Prompt
Of the records that follow, copy only the lines from the line containing "Emit a web page" to the line containing "var xTicks = [-4, -2, 0, 2, 4];", both included, exactly as written.

** START **

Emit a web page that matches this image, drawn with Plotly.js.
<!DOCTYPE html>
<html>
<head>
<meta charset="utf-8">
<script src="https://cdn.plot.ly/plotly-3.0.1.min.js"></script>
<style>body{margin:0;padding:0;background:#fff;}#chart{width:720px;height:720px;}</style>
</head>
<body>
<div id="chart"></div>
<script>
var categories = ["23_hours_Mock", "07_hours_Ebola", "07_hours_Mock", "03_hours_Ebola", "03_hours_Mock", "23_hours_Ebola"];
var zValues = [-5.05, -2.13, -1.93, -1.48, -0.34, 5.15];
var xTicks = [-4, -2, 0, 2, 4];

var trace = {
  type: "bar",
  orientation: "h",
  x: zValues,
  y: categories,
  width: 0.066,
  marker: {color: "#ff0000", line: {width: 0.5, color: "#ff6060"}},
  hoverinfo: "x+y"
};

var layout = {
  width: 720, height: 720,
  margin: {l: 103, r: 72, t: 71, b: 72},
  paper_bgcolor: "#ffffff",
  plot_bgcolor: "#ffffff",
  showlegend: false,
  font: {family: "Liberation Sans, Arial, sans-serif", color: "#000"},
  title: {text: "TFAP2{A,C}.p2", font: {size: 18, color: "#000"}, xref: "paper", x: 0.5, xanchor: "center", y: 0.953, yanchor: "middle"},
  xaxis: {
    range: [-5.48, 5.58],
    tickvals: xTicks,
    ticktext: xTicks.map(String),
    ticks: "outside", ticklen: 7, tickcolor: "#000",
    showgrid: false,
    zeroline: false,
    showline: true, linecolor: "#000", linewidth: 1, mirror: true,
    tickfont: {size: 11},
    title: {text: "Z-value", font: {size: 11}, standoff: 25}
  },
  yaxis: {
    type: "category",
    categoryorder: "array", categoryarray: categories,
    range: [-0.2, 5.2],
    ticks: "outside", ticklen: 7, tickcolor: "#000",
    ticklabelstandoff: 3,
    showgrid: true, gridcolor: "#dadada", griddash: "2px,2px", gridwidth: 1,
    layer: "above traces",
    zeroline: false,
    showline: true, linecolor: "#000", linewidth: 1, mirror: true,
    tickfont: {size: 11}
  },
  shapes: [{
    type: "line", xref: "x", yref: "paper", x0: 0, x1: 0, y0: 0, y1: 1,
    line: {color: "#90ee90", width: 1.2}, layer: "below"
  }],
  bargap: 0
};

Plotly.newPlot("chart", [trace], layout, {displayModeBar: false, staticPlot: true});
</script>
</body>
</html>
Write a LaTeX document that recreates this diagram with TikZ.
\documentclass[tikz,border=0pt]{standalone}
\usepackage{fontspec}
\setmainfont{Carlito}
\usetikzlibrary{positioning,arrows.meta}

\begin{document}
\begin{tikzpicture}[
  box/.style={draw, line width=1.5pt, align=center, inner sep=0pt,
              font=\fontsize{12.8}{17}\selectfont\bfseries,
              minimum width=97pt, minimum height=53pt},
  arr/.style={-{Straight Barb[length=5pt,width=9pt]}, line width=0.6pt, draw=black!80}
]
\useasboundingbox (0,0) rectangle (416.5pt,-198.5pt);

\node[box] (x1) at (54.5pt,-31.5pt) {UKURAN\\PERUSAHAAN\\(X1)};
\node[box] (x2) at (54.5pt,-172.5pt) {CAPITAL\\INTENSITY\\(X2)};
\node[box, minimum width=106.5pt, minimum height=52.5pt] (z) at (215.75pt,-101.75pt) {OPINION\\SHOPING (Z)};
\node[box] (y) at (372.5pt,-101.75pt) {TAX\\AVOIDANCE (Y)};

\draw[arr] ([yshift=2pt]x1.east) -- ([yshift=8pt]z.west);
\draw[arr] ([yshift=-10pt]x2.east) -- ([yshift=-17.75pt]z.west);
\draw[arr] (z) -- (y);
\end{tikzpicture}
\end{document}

** END **
** START **

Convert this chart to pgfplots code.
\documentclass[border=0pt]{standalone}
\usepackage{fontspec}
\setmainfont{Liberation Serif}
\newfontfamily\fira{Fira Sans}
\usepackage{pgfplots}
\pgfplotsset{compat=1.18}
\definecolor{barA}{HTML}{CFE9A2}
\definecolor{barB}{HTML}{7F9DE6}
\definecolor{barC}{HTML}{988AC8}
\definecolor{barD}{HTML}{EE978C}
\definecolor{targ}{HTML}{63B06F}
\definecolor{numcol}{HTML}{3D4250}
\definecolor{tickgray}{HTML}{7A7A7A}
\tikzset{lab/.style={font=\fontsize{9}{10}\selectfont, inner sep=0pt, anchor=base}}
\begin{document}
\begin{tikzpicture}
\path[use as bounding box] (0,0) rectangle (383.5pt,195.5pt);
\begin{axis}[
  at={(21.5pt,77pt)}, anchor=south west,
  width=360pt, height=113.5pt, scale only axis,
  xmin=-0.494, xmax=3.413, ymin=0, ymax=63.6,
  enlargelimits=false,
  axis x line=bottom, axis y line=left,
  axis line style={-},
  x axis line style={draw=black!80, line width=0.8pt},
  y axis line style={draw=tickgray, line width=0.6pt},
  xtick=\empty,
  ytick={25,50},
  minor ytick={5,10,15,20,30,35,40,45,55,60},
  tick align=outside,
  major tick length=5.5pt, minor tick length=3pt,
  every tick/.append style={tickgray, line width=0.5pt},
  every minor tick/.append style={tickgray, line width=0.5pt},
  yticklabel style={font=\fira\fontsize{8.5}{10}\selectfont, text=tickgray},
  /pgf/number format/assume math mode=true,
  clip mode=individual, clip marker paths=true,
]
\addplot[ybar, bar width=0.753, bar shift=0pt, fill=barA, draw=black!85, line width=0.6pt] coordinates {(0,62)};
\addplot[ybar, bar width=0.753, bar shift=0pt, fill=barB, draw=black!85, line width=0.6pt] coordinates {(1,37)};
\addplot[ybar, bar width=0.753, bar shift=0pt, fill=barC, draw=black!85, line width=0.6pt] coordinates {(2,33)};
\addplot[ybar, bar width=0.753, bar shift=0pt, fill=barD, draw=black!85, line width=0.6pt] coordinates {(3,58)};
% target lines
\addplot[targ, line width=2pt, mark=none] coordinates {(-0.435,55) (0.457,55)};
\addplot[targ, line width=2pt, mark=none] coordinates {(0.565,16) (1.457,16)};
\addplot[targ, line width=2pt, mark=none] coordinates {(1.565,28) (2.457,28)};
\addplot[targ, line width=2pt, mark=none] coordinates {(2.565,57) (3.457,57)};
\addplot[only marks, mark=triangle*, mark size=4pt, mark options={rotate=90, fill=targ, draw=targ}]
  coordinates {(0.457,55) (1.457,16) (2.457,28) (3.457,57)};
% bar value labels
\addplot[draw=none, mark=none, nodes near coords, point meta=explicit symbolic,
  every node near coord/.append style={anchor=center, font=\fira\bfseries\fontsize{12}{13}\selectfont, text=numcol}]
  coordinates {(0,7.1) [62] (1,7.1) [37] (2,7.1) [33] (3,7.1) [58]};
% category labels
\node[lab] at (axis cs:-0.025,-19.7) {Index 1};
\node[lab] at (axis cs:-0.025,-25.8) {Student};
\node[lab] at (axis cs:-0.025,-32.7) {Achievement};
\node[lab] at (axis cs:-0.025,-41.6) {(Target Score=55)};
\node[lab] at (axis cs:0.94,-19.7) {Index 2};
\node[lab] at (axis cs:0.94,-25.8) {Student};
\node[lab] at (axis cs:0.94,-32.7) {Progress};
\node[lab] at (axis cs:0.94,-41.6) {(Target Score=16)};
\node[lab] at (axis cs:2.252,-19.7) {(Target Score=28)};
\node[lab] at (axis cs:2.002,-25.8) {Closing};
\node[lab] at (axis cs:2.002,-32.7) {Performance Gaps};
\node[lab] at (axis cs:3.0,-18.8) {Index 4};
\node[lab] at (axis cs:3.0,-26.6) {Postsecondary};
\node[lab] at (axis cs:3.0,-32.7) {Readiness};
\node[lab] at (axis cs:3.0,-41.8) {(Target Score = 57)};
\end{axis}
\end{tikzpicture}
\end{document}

** END **

The response
Emit a web page that matches this image, drawn with Plotly.js.
<!DOCTYPE html>
<html>
<head>
<meta charset="utf-8">
<script src="https://cdn.plot.ly/plotly-3.0.1.min.js"></script>
<style>body{margin:0;padding:0;background:#fff;}#chart{width:720px;height:720px;}</style>
</head>
<body>
<div id="chart"></div>
<script>
var categories = ["23_hours_Mock", "07_hours_Ebola", "07_hours_Mock", "03_hours_Ebola", "03_hours_Mock", "23_hours_Ebola"];
var zValues = [-5.05, -2.13, -1.93, -1.48, -0.34, 5.15];
var xTicks = [-4, -2, 0, 2, 4];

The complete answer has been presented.